On March 12, 2025, the SEC’s Division of Corporation Finance issued guidance affirming that issuers in a 506(c) offering could reasonably be considered to have properly “verified” an investor’s accredited status based simply on certain representations by an investor if the amount invested is “sufficiently high.” This would provide an alternate path for issuers in certain offerings to avoid requiring investors to produce financial documents, tax returns, or third-party verification, which can be time consuming, costly, and off-putting to potential investors.
Issue:
Businesses engaged in raising private capital sometimes find it desirable to present their offering to a broader audience. Rule 506(c) under the Securities Act of 1933 provides issuers a path to raise capital in an exempt offering while utilizing “general solicitation”. The ability to broadcast the offering to a wider audience can present obvious benefits, but in order to utilize this tool, the offering must be made only to accredited investors. Unlike Rule 506(b) offerings, one of the keystone requirements for an offering to comply with the Rule 506(c) safe harbor is that the issuer take “reasonable steps to verify” the investor’s accredited investor status. Commonly cited ways for the issuer to take such reasonable steps include requiring investors to submit tax returns or bank/brokerage statements or employ a third-party verification service. Such measures can deter certain investors from participating in 506(c) offerings, can add costs to the issuer’s fundraising efforts, and may otherwise create inefficiencies in the capital raising process.
Development:
Following a law firm’s request for interpretive guidance, the Division of Corporation Finance (“Division”) issued two updates to its Compliance and Disclosure Interpretations (“C&DIs”). Both of the updated C&DIs focus on the fact that the verification requirement is tied to a reasonableness standard.
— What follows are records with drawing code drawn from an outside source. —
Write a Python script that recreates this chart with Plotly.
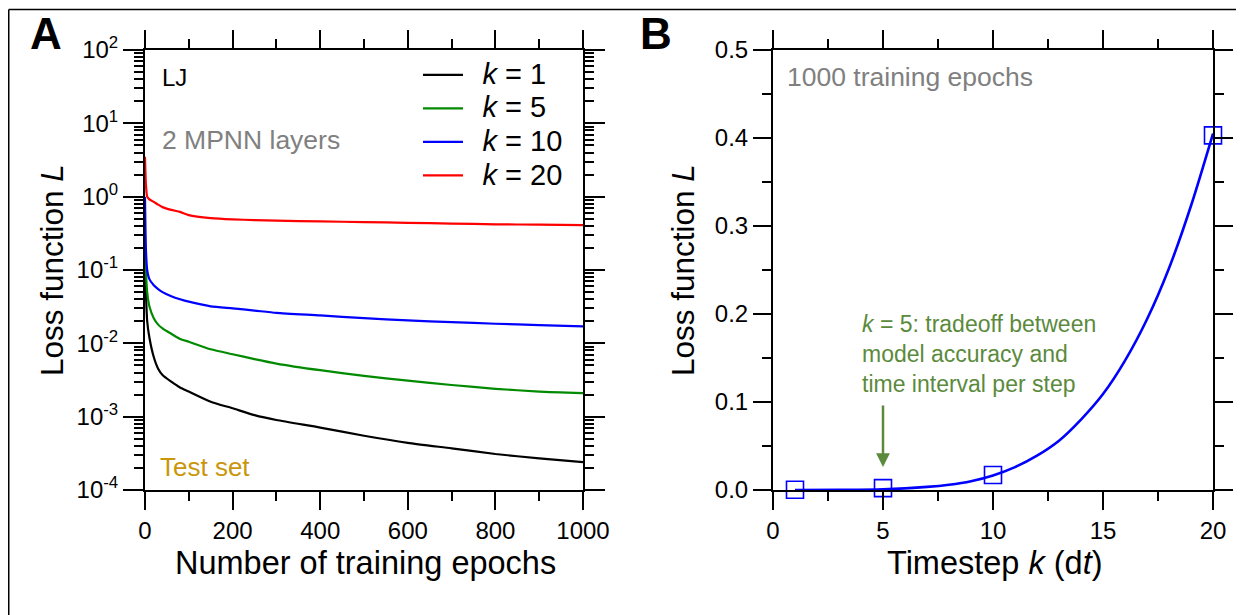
import plotly.graph_objects as go

W, H = 1244, 615
FONT = "Liberation Sans"
OFF = 8  # page body margin offset

# ---------------- Panel A data ----------------
epochs = [0, 2, 5, 10, 20, 30, 40, 60, 80, 100, 150, 200, 250, 300, 400, 500, 600, 700, 800, 900, 1000]
loss_k1 = [0.12, 0.05, 0.02, 0.012, 0.0065, 0.0045, 0.0037, 0.003, 0.0025, 0.0022, 0.0016, 0.0013,
           0.00105, 0.0009, 0.00071, 0.00055, 0.00044, 0.00037, 0.00031, 0.00027, 0.00024]
loss_k5 = [0.3, 0.1, 0.05, 0.032, 0.022, 0.018, 0.016, 0.0135, 0.0115, 0.0105, 0.0083, 0.0071,
           0.0061, 0.0053, 0.0043, 0.0036, 0.0031, 0.0027, 0.0024, 0.0022, 0.0021]
loss_k10 = [1.0, 0.2, 0.1, 0.075, 0.062, 0.055, 0.05, 0.044, 0.04, 0.037, 0.032, 0.03,
            0.028, 0.026, 0.024, 0.022, 0.0205, 0.0195, 0.0185, 0.0177, 0.017]
loss_k20 = [3.5, 1.5, 1.0, 0.92, 0.85, 0.78, 0.72, 0.66, 0.62, 0.56, 0.51, 0.49,
            0.48, 0.47, 0.46, 0.45, 0.44, 0.43, 0.42, 0.415, 0.41]
series_labels = ["1", "5", "10", "20"]
series_colors = ["#000000", "#008a00", "#0000ff", "#ff0000"]

ytick_vals_A = [1e-4, 1e-3, 1e-2, 1e-1, 1e0, 1e1, 1e2]
ytick_text_A = ["10<sup>-4</sup>", "10<sup>-3</sup>", "10<sup>-2</sup>", "10<sup>-1</sup>",
                "10<sup>0</sup>", "10<sup>1</sup>", "10<sup>2</sup>"]

# ---------------- Panel B data ----------------
k_points = [1, 5, 10, 20]
L_points = [0.0002, 0.0021, 0.017, 0.403]
k_fit = [1, 3, 5, 7, 8, 9, 10, 11, 12, 13, 14, 15, 16, 17, 18, 19, 20]
L_fit = [0.0, 0.0001, 0.0007, 0.0035, 0.006, 0.01, 0.0165, 0.026, 0.039, 0.056, 0.08,
         0.109, 0.147, 0.194, 0.252, 0.323, 0.405]


def px(x):
    return (x - OFF) / W


def py(y):
    return 1 - (y - OFF) / H


fig = go.Figure()

for vals, lab, col in zip([loss_k1, loss_k5, loss_k10, loss_k20], series_labels, series_colors):
    name = '<span style="font-size:29px">\u2002<i>k</i> = ' + lab + '</span>'
    fig.add_trace(go.Scatter(x=epochs, y=vals, mode="lines", name=name,
                             line=dict(color=col, width=2.2, shape="spline", smoothing=0.6),
                             xaxis="x", yaxis="y"))

fig.add_trace(go.Scatter(x=k_fit, y=L_fit, mode="lines", showlegend=False,
                         line=dict(color="#0000ff", width=2.6, shape="spline", smoothing=0.8),
                         xaxis="x2", yaxis="y2"))
fig.add_trace(go.Scatter(x=k_points, y=L_points, mode="markers", showlegend=False,
                         marker=dict(symbol="square-open", size=17, color="#0000ff",
                                     line=dict(width=1.6, color="#0000ff")),
                         cliponaxis=False, xaxis="x2", yaxis="y2"))

axis_common = dict(showline=True, linewidth=2, linecolor="black", mirror="allticks",
                   ticks="outside", tickwidth=2, tickcolor="black", showgrid=False,
                   zeroline=False, tickfont=dict(family=FONT, size=24, color="black"),
                   automargin=False)

minor_log = [m * 10 ** e for e in range(-4, 2) for m in range(2, 10)]

fig.update_layout(
    width=W, height=H,
    margin=dict(l=0, r=0, t=0, b=0, autoexpand=False),
    paper_bgcolor="white", plot_bgcolor="white",
    font=dict(family=FONT, color="black"),
    xaxis=dict(domain=[px(145), px(583)], range=[0, 1000], anchor="y",
               tick0=0, dtick=200, ticklen=18,
               minor=dict(dtick=100, ticklen=9, tickwidth=2, tickcolor="black", ticks="outside"),
               **axis_common),
    yaxis=dict(domain=[py(490), py(50)], type="log", range=[-4, 2], anchor="x",
               tickmode="array", tickvals=ytick_vals_A, ticktext=ytick_text_A, ticklen=20,
               minor=dict(tickmode="array", tickvals=minor_log, ticklen=9, tickwidth=2,
                          tickcolor="black", ticks="outside"),
               **axis_common),
    xaxis2=dict(domain=[px(773), px(1213)], range=[0, 20], anchor="y2",
                tick0=0, dtick=5, ticklen=18,
                minor=dict(dtick=2.5, ticklen=9, tickwidth=2, tickcolor="black", ticks="outside"),
                **axis_common),
    yaxis2=dict(domain=[py(490), py(50)], range=[0, 0.5], anchor="x2",
                tick0=0, dtick=0.1, tickformat=".1f", ticklen=18,
                minor=dict(dtick=0.05, ticklen=9, tickwidth=2, tickcolor="black", ticks="outside"),
                **axis_common),
    legend=dict(x=px(418), y=py(53), xanchor="left", yanchor="top",
                bgcolor="rgba(0,0,0,0)", font=dict(family=FONT, size=23.5, color="black"),
                itemwidth=40, tracegroupgap=0),
    showlegend=True,
)

green = "#5b8a3c"
ann = [
    dict(text="<b>A</b>", x=px(46), y=py(34), font=dict(size=44)),
    dict(text="<b>B</b>", x=px(656), y=py(33), font=dict(size=44)),
    dict(text="LJ", x=px(160), y=py(78), xanchor="left", font=dict(size=24)),
    dict(text="2 MPNN layers", x=px(160), y=py(140), xanchor="left", font=dict(size=26.5, color="#808080")),
    dict(text="Test set", x=px(158), y=py(467), xanchor="left", font=dict(size=26, color="#c9960c")),
    dict(text="1000 training epochs", x=px(785), y=py(77), xanchor="left", font=dict(size=26.5, color="#808080")),
    dict(text="Number of training epochs", x=px(365), y=py(563), font=dict(size=32.5)),
    dict(text="Timestep <i>k</i> (d<i>t</i>)", x=px(995), y=py(563), font=dict(size=32.5)),
    dict(text="Loss function <i>L</i>", x=px(52), y=py(270), textangle=-90, font=dict(size=31.5)),
    dict(text="Loss function <i>L</i>", x=px(683), y=py(270), textangle=-90, font=dict(size=31.5)),
    dict(text="<i>k</i> = 5: tradeoff between<br>model accuracy and<br>time interval per step",
         x=px(860), y=py(354), xanchor="left", align="left", font=dict(size=23, color=green)),
]
annotations = []
for a in ann:
    base = dict(xref="paper", yref="paper", showarrow=False, xanchor="center", yanchor="middle")
    base.update(a)
    f = dict(family=FONT, color="black")
    f.update(a.get("font", {}))
    base["font"] = f
    annotations.append(base)

annotations.append(dict(xref="x2", yref="y2", x=5, y=0.026, ax=0, ay=-63, text="",
                        showarrow=True, arrowhead=2, arrowsize=1.1, arrowwidth=2.5,
                        arrowcolor=green))

fig.update_layout(annotations=annotations)

# outer frame: top edge and left edge
fig.add_shape(type="line", xref="paper", yref="paper", x0=px(8.75), x1=px(1237), y0=py(9.5), y1=py(9.5),
              line=dict(color="black", width=1.5))
fig.add_shape(type="line", xref="paper", yref="paper", x0=px(8.75), x1=px(8.75), y0=py(9.5), y1=py(640),
              line=dict(color="black", width=1.5))

fig.write_html("out.html")
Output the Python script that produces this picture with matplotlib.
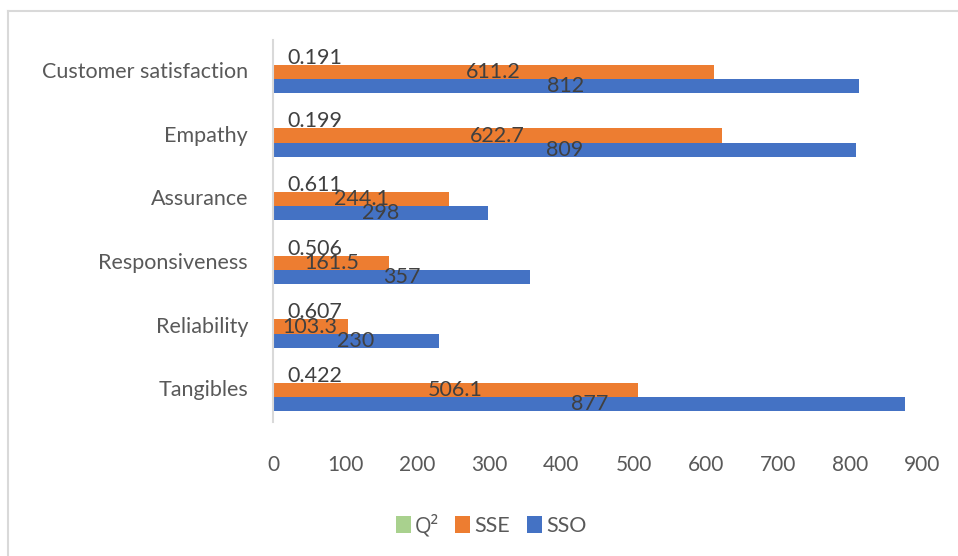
import matplotlib
matplotlib.use('Agg')
import matplotlib.pyplot as plt
import numpy as np

categories = ["Tangibles", "Reliability", "Responsiveness", "Assurance", "Empathy", "Customer satisfaction"]
q2 = [0.422, 0.607, 0.506, 0.611, 0.199, 0.191]
sse = [506.1, 103.3, 161.5, 244.1, 622.7, 611.2]
sso = [877, 230, 357, 298, 809, 812]
q2_labels = ["0.422", "0.607", "0.506", "0.611", "0.199", "0.191"]
sse_labels = ["506.1", "103.3", "161.5", "244.1", "622.7", "611.2"]
sso_labels = ["877", "230", "357", "298", "809", "812"]

plt.rcParams['font.family'] = ['Lato', 'DejaVu Sans']

fig = plt.figure(figsize=(9.58, 5.56), dpi=100)
ax = fig.add_axes([0.285, 1 - 422 / 556, 0.6774, (422 - 40) / 556])

y = np.arange(len(categories))
h = 0.22
b_sso = ax.barh(y - h, sso, height=h, color='#4472C4', label='SSO')
b_sse = ax.barh(y, sse, height=h, color='#ED7D31', label='SSE')
b_q2 = ax.barh(y + h, q2, height=h, color='#A9D18E', label='Q²')

lab_col = '#404040'
for i in range(len(categories)):
    ax.text(sso[i] / 2, y[i] - h, sso_labels[i], ha='center', va='center', fontsize=15.5, color=lab_col)
    ax.text(sse[i] / 2, y[i], sse_labels[i], ha='center', va='center', fontsize=15.5, color=lab_col)
    ax.text(20, y[i] + h, q2_labels[i], ha='left', va='center', fontsize=15.5, color=lab_col)

ax.set_xlim(0, 900)
ax.set_ylim(-0.5, len(categories) - 0.5)
ax.set_xticks(np.arange(0, 901, 100))
ax.set_yticks(y + 0.03)
ax.set_yticklabels(categories)
ax.tick_params(axis='x', length=0, pad=24, labelsize=15, labelcolor='#595959')
ax.tick_params(axis='y', length=0, pad=18, labelsize=15.5, labelcolor='#595959')
for s in ['top', 'right', 'bottom']:
    ax.spines[s].set_visible(False)
ax.spines['left'].set_color('#D9D9D9')
ax.spines['left'].set_linewidth(1.5)

handles = [b_q2, b_sse, b_sso]
leg = fig.legend(handles, ['Q²', 'SSE', 'SSO'], loc='center', bbox_to_anchor=(0.5125, 0.054), ncol=3,
                 frameon=False, fontsize=15.5, labelcolor='#595959', handlelength=0.7, handleheight=0.85,
                 handletextpad=0.2, columnspacing=0.75)
leg.get_texts()[0].set_family(['Open Sans', 'DejaVu Sans'])

# border (only left and top edges are visible in the frame)
fig.add_artist(plt.Line2D([7.5 / 958, 7.5 / 958], [0, 1 - 11 / 556], color='#D9D9D9', lw=1.5))
fig.add_artist(plt.Line2D([7.5 / 958, 1], [1 - 11 / 556, 1 - 11 / 556], color='#D9D9D9', lw=1.5))

fig.savefig('out.png', dpi=100)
But one of the updated C&DIs specifies that the reasonable verification requirement may be satisfied, with fewer additional verification steps or even no additional verification steps, where the issuer has: (1) established a “high” minimum investment amount; (2) the subject investor has met the high minimum; (3) the investor has self-certified accredited investor status and that the funds used to make the investment are not financed by a third-party; and (4) the issuer isn’t aware of any facts that indicate the investor is not an accredited investor.
The updated C&DIs reference language from prior SEC releases, including the Adopting Release for Rule 506(c) as support for the new guidance. But the new guidance is significant in that it gives issuers another path to compliance when raising capital via broader marketing efforts without utilizing the most common accredited investor verification methods.
Application:
Despite the clarity, some important key questions remain open – what investment amount is sufficiently high to support a 506(c) issuer’s reliance on an investor’s self-certification? Although the Division did not specify dollar thresholds, we note that the letter requesting the guidance referenced a $200,000 minimum for individuals and $1,000,000 for entities. However, these figures should not be seen as clear benchmarks.
Further, the issue of “third-party financing” will likely require careful consideration by issuers. For example, what should the issuer do if a minor child of a wealthy investor claims to be using their own funds to make a $300,000 investment? Must additional verification measures be taken?
Finally, how does this verification method combine with other verification methods in a single offering? Might an issuer accept lower investment amounts from investors that provide additional verification materials in the same offering in which it accepts self-certified accredited investors at higher minimums? Although it doesn’t strictly check box (1) set forth above, the application of the reasonableness standard would suggest the answer is “yes.”
In sum, issuers and their counsel should treat the new guidance as clear support for a logical solution to the 506(c) accredited investor verification requirement. However, they should diligently document their reasoning as to the sufficiency of the investment amount and the degree to which they rely on the investor’s self-certifications in certain circumstances.